Nadleśnictwo Brynek, w celu sprzedania terenu wraz z zabudową, musiało zwrócić się do dyrektora regionalnego w Katowicach z prośbą o możliwość dokonania transakcji. Zgodę musiała wydać jeszcze dyrekcja generalna. Stało się to w sierpniu 2020 r. Kubica skorzystał z 95-proc. bonifikaty, która przysługuje pracownikom lasów.
Onet próbował zapytać o transakcję dyrektora Kubicę. Ten jednak – jak podaje portal – nie odpowiada na telefony i wiadomości. Podobnie jak rzecznik Lasów Państwowych i Nadleśnictwo Brynek – pytania od ponad tygodnia mają pozostawać bez odpowiedzi. Natomiast z oświadczenia majątkowego Kubicy wynika, że pod koniec 2019 r. miał też inny dom – o wartości 350 tys. zł.
Stanowisko Lasów Państwowych
Już po publikacji tekstu skontaktował się z nami Michał Gzowski, rzecznik prasowy Lasów Państwowych.
– Budynek, który odkupił dyr. Józef Kubica, został przeznaczony do sprzedaży już̇ 7 lat temu decyzją ówczesnych władz Lasów Państwowych.

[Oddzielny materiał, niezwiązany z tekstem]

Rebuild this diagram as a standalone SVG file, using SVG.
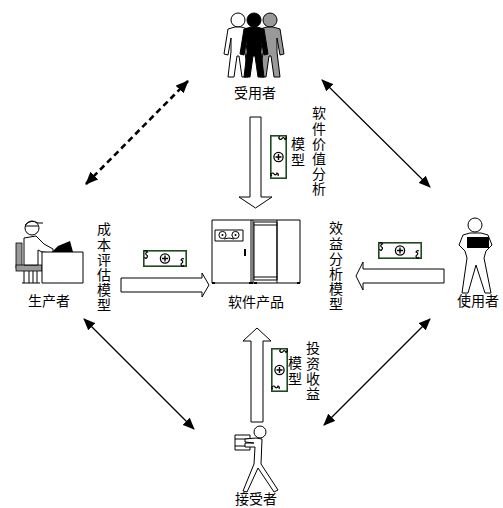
<svg xmlns="http://www.w3.org/2000/svg" xmlns:xlink="http://www.w3.org/1999/xlink" width="503" height="508" viewBox="0 0 503 508">
  <style>
    .lbl { font-family: "Noto Sans CJK SC", "Noto Sans", sans-serif; font-size: 14px; fill: #000; }
    .mid { text-anchor: middle; }
    .vert { writing-mode: vertical-rl; text-anchor: start; letter-spacing: 1.2px; }
    .ln { fill: none; stroke: #000; stroke-width: 1.2; }
    .dash { fill: none; stroke: #000; stroke-width: 2.6; stroke-dasharray: 6 4; }
    .hollow { fill: #fff; stroke: #000; stroke-width: 1; }
    .fig { stroke: #000; stroke-width: 1; stroke-linejoin: round; }
  </style>
  <defs>
    <marker id="tip" viewBox="0 0 12 10" refX="11" refY="5" markerWidth="12" markerHeight="10" markerUnits="userSpaceOnUse" orient="auto-start-reverse">
      <path d="M0,0 L12,5 L0,10 Z" fill="#000"/>
    </marker>
    <marker id="tipBig" viewBox="0 0 13 11" refX="12" refY="5.5" markerWidth="13" markerHeight="11" markerUnits="userSpaceOnUse" orient="auto-start-reverse">
      <path d="M0,0 L13,5.5 L0,11 Z" fill="#000"/>
    </marker>
    <!-- banknote, 44 x 17 -->
    <g id="bill">
      <rect x="0.8" y="0.8" width="42.4" height="15.4" fill="#fff" stroke="#1f4a1f" stroke-width="1.6"/>
      <circle cx="22" cy="8.5" r="4.6" fill="#fff" stroke="#000" stroke-width="1.3"/>
      <path d="M22,5.5 V11.5 M19,8.5 H25" stroke="#000" stroke-width="1.4"/>
      <path d="M1.5,1 q2,-1 3,1 q-3,1 -1,3 q2,1 0,3 q-1,1 -2,-1" fill="none" stroke="#000" stroke-width="1.2"/>
      <path d="M41,9 q-2,-1 -3,1 q3,1 1,3 q-2,1 0,3 q1,1 2,-1" fill="none" stroke="#000" stroke-width="1.2"/>
    </g>
    <!-- standing figure, head centre at 0,0 -->
    <path id="stander" d="M-3,7 L3,7 L10,9 L14,34 L10,35 L7,18 L7,32 L10,57 L4,57 L1,36 L-1,36 L-4,57 L-10,57 L-7,32 L-7,18 L-10,35 L-14,34 L-10,9 Z"/>
  </defs>

  <!-- connectors -->
  <g id="connectors">
    <line class="dash" x1="86" y1="184" x2="188" y2="81" marker-start="url(#tipBig)" marker-end="url(#tipBig)"/>
    <line class="ln" x1="322" y1="80" x2="430" y2="187" marker-start="url(#tip)" marker-end="url(#tip)"/>
    <line class="ln" x1="84" y1="319" x2="194" y2="429" marker-start="url(#tip)" marker-end="url(#tip)"/>
    <line class="ln" x1="430" y1="319" x2="324" y2="425" marker-start="url(#tip)" marker-end="url(#tip)"/>

    <!-- hollow flow arrows -->
    <path class="hollow" d="M250,117 H261 V197 H272 L255.5,208 L239,197 H250 Z"/>
    <path class="hollow" d="M251,422 H263 V341 H271 L257,328 L243,341 H251 Z"/>
    <path class="hollow" d="M121,278 H202 V273 L209,285 L202,297 V292 H121 Z"/>
    <path class="hollow" d="M444,269 H363 V262 L356,276 L363,290 V283 H444 Z"/>

    <!-- banknotes -->
    <use xlink:href="#bill" transform="translate(287,135) rotate(90)"/>
    <use xlink:href="#bill" transform="translate(288,348) rotate(90)"/>
    <use xlink:href="#bill" transform="translate(143,250)"/>
    <use xlink:href="#bill" transform="translate(378,242)"/>

    <!-- flow labels -->
    <text class="lbl vert" x="319" y="106">软件价值分析</text>
    <text class="lbl vert" x="298" y="137">模型</text>
    <text class="lbl vert" x="104" y="222">成本评估模型</text>
    <text class="lbl vert" x="336" y="221">效益分析模型</text>
    <text class="lbl vert" x="313" y="341">投资收益</text>
    <text class="lbl vert" x="295" y="356">模型</text>
  </g>

  <!-- customers (top) -->
  <g id="customers">
    <g transform="translate(270,20)">
      <circle class="fig" r="7" fill="#999"/>
      <use xlink:href="#stander" class="fig" fill="#999"/>
    </g>
    <g transform="translate(238,20)">
      <circle class="fig" r="7" fill="#fff"/>
      <use xlink:href="#stander" class="fig" fill="#fff"/>
    </g>
    <g transform="translate(254,20)">
      <circle class="fig" r="7" fill="#000"/>
      <use xlink:href="#stander" class="fig" fill="#000"/>
    </g>
    <text class="lbl mid" x="255" y="98">受用者</text>
  </g>

  <!-- producer (left) -->
  <g id="producer">
    <!-- chair -->
    <rect x="16" y="243" width="6" height="25" fill="#999" stroke="#000" stroke-width="0.8"/>
    <rect x="16" y="265" width="26" height="6" fill="#999" stroke="#000" stroke-width="0.8"/>
    <path class="fig" fill="#fff" d="M24,271 V283 M29,271 V283 M33,271 V283 M37,271 V283 M22,283 H40"/>
    <!-- seated body and arm -->
    <path class="fig" fill="#fff" d="M24,238 L36,236 L44,244 L53,249 L53,253 L42,252 L38,250 L38,265 L24,265 Z"/>
    <!-- head with cap -->
    <circle class="fig" cx="32" cy="228" r="7" fill="#fff"/>
    <path class="fig" fill="none" d="M25,225 Q31,219 38,223 L43,223"/>
    <path class="fig" fill="none" d="M25,226 H38"/>
    <!-- desk -->
    <rect class="fig" x="42" y="252" width="41" height="31" fill="#fff"/>
    <!-- terminal -->
    <path d="M52,252 L58,246 L70,241 L73,252 Z" fill="#000"/>
    <text class="lbl mid" x="49" y="306">生产者</text>
  </g>

  <!-- software product (centre) -->
  <g id="product">
    <rect class="fig" x="212" y="220" width="88" height="63" fill="#fff"/>
    <line class="fig" x1="251" y1="220" x2="251" y2="283"/>
    <line class="fig" x1="253" y1="220" x2="253" y2="283"/>
    <line class="fig" x1="277" y1="220" x2="277" y2="283"/>
    <rect class="fig" x="254" y="222" width="23" height="58" fill="none"/>
    <line class="fig" x1="254" y1="225" x2="277" y2="225"/>
    <line class="fig" x1="254" y1="277" x2="277" y2="277"/>
    <!-- tape window -->
    <rect class="fig" x="215" y="230" width="28" height="11" fill="#fff"/>
    <circle class="fig" cx="222.5" cy="235" r="3.6" fill="#fff"/>
    <circle class="fig" cx="235.5" cy="235" r="3.6" fill="#fff"/>
    <circle cx="222.5" cy="235" r="1" fill="#000"/>
    <circle cx="235.5" cy="235" r="1" fill="#000"/>
    <path class="fig" fill="none" d="M224,239 L229,238 L234,239"/>
    <rect x="244" y="249" width="2" height="7" fill="#000"/>
    <path d="M212,283 h3 M249,283 h4 M254,283 h3 M297,283 h3" stroke="#000" stroke-width="2"/>
    <text class="lbl mid" x="256" y="307">软件产品</text>
  </g>

  <!-- user (right) -->
  <g id="user">
    <circle class="fig" cx="475" cy="225" r="7" fill="#fff"/>
    <path class="fig" fill="#fff" d="M470,233 L481,233 L488,235 L492,245 L486,251 L484,258 L491,293 L485,293 L476,265 L468,293 L462,293 L467,258 L465,251 L459,245 L463,235 Z"/>
    <rect x="467" y="237" width="22" height="11" fill="#000"/>
    <text class="lbl mid" x="478" y="306">使用者</text>
  </g>

  <!-- receiver (bottom) -->
  <g id="receiver">
    <circle class="fig" cx="260" cy="432" r="6" fill="#fff"/>
    <path class="fig" fill="#fff" d="M235,435 H250 V450 H235 Z"/>
    <path class="fig" fill="none" d="M235,439 H250 M235,446 H250"/>
    <path class="fig" fill="#fff" d="M256,438 L262,439 L261,464 L278,490 L274,492 L258,468 L247,492 L243,491 L254,464 L255,447 L245,447 L245,443 L254,443 L245,442 L245,439 Z"/>
    <text class="lbl mid" x="256" y="504">接受者</text>
  </g>
</svg>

Zgodnie z przyjętą „Polityką mieszkaniową na lata 2015-2030” do sprzedaży kwalifikuje się̨ budynki nieprzydatne w działalności gospodarczej, w złym stanie technicznym, których dalsze utrzymywanie przez Lasy Państwowe byłoby nieekonomiczne. Józef Kubica zamieszkuje wraz z rodziną we wspomnianym przez redakcję lokalu od ponad 35 lat (jeszcze jako szeregowy leśnik) – przekazał Michał Gzowski.
– Pierwszy wniosek nadleśnictwa o sprzedaż̇ opisywanego przez Państwa redakcję prawie 70-letniego budynku wpłynął w marcu 2018 r. Zgoda na sprzedaż̇ zapadła w październiku 2019 r. Ze względu na zmianę̨ granic administracyjnych budynku procedura musiała zostać́ powtórzona. Kwestie proceduralne i formalności trwały do stycznia 2021, kiedy sfinalizowano sprzedaż̇ - zgodnie z decyzjami ówczesnej dyrekcji Lasów Państwowych. Zastosowana bonifikata była standardowa i zgodna z od lat obowiązującymi przepisami. Z podobnych ulg korzystają także żołnierze zawodowi czy pracownicy kolei – dodał rzecznik prasowy Lasów Państwowych.